§ MATERIAL PROVIDED:
__________
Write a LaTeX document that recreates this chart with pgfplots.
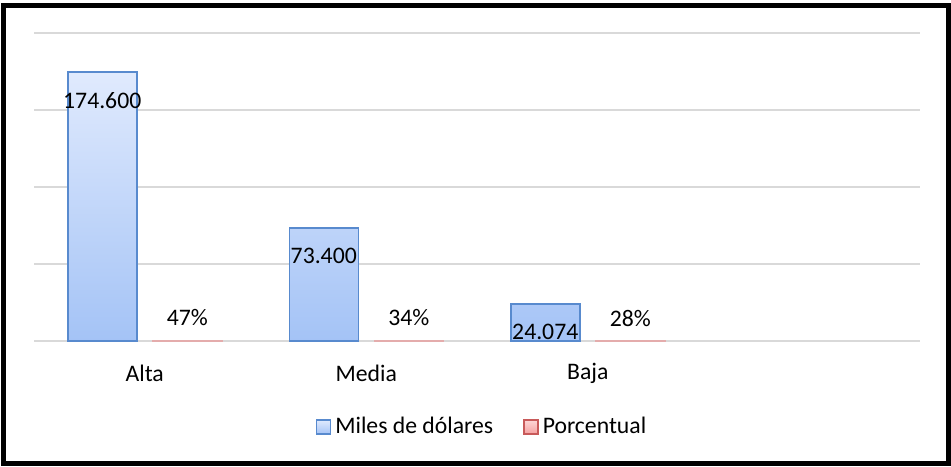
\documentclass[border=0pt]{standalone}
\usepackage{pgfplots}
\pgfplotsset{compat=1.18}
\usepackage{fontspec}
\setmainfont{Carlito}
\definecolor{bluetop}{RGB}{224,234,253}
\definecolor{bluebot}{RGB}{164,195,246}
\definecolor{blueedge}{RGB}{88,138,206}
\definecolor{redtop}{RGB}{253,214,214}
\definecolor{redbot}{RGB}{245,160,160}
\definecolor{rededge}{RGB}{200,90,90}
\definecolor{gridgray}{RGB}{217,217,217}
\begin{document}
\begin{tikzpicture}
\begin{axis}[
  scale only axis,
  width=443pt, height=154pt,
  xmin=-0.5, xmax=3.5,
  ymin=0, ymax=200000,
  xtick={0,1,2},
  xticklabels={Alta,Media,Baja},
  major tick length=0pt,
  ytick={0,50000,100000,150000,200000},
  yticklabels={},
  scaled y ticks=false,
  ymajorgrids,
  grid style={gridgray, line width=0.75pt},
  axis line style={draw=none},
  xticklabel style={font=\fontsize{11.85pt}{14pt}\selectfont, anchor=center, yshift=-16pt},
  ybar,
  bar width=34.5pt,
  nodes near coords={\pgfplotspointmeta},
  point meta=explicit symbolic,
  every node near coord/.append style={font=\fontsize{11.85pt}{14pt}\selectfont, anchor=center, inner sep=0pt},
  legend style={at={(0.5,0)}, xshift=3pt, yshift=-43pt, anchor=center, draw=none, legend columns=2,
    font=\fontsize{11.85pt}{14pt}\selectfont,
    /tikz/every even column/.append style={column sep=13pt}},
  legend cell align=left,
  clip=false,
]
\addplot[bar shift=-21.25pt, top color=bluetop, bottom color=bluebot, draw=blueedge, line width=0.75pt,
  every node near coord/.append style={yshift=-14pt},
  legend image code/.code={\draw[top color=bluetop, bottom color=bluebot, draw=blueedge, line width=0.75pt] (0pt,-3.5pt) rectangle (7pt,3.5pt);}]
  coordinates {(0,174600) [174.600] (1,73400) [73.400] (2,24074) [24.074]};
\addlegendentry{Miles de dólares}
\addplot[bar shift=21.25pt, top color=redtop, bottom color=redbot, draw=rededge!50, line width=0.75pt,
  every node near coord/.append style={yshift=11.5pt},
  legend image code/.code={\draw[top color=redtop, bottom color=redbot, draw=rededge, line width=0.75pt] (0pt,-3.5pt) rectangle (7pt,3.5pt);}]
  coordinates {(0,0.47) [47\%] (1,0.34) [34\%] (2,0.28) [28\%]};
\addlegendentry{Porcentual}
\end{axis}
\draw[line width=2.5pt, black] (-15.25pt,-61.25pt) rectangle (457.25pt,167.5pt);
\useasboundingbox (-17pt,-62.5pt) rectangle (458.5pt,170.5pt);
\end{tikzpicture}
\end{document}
__________
The listing above must be printed again exactly, minus its pictures.

§ PROBLEM SOLUTION:
Write a LaTeX document that recreates this chart with pgfplots.
\documentclass[border=0pt]{standalone}
\usepackage{pgfplots}
\pgfplotsset{compat=1.18}
\usepackage{fontspec}
\setmainfont{Carlito}
\definecolor{bluetop}{RGB}{224,234,253}
\definecolor{bluebot}{RGB}{164,195,246}
\definecolor{blueedge}{RGB}{88,138,206}
\definecolor{redtop}{RGB}{253,214,214}
\definecolor{redbot}{RGB}{245,160,160}
\definecolor{rededge}{RGB}{200,90,90}
\definecolor{gridgray}{RGB}{217,217,217}
\begin{document}
\begin{tikzpicture}
\begin{axis}[
  scale only axis,
  width=443pt, height=154pt,
  xmin=-0.5, xmax=3.5,
  ymin=0, ymax=200000,
  xtick={0,1,2},
  xticklabels={Alta,Media,Baja},
  major tick length=0pt,
  ytick={0,50000,100000,150000,200000},
  yticklabels={},
  scaled y ticks=false,
  ymajorgrids,
  grid style={gridgray, line width=0.75pt},
  axis line style={draw=none},
  xticklabel style={font=\fontsize{11.85pt}{14pt}\selectfont, anchor=center, yshift=-16pt},
  ybar,
  bar width=34.5pt,
  nodes near coords={\pgfplotspointmeta},
  point meta=explicit symbolic,
  every node near coord/.append style={font=\fontsize{11.85pt}{14pt}\selectfont, anchor=center, inner sep=0pt},
  legend style={at={(0.5,0)}, xshift=3pt, yshift=-43pt, anchor=center, draw=none, legend columns=2,
    font=\fontsize{11.85pt}{14pt}\selectfont,
    /tikz/every even column/.append style={column sep=13pt}},
  legend cell align=left,
  clip=false,
]
\addplot[bar shift=-21.25pt, top color=bluetop, bottom color=bluebot, draw=blueedge, line width=0.75pt,
  every node near coord/.append style={yshift=-14pt},
  legend image code/.code={\draw[top color=bluetop, bottom color=bluebot, draw=blueedge, line width=0.75pt] (0pt,-3.5pt) rectangle (7pt,3.5pt);}]
  coordinates {(0,174600) [174.600] (1,73400) [73.400] (2,24074) [24.074]};
\addlegendentry{Miles de dólares}
\addplot[bar shift=21.25pt, top color=redtop, bottom color=redbot, draw=rededge!50, line width=0.75pt,
  every node near coord/.append style={yshift=11.5pt},
  legend image code/.code={\draw[top color=redtop, bottom color=redbot, draw=rededge, line width=0.75pt] (0pt,-3.5pt) rectangle (7pt,3.5pt);}]
  coordinates {(0,0.47) [47\%] (1,0.34) [34\%] (2,0.28) [28\%]};
\addlegendentry{Porcentual}
\end{axis}
\draw[line width=2.5pt, black] (-15.25pt,-61.25pt) rectangle (457.25pt,167.5pt);
\useasboundingbox (-17pt,-62.5pt) rectangle (458.5pt,170.5pt);
\end{tikzpicture}
\end{document}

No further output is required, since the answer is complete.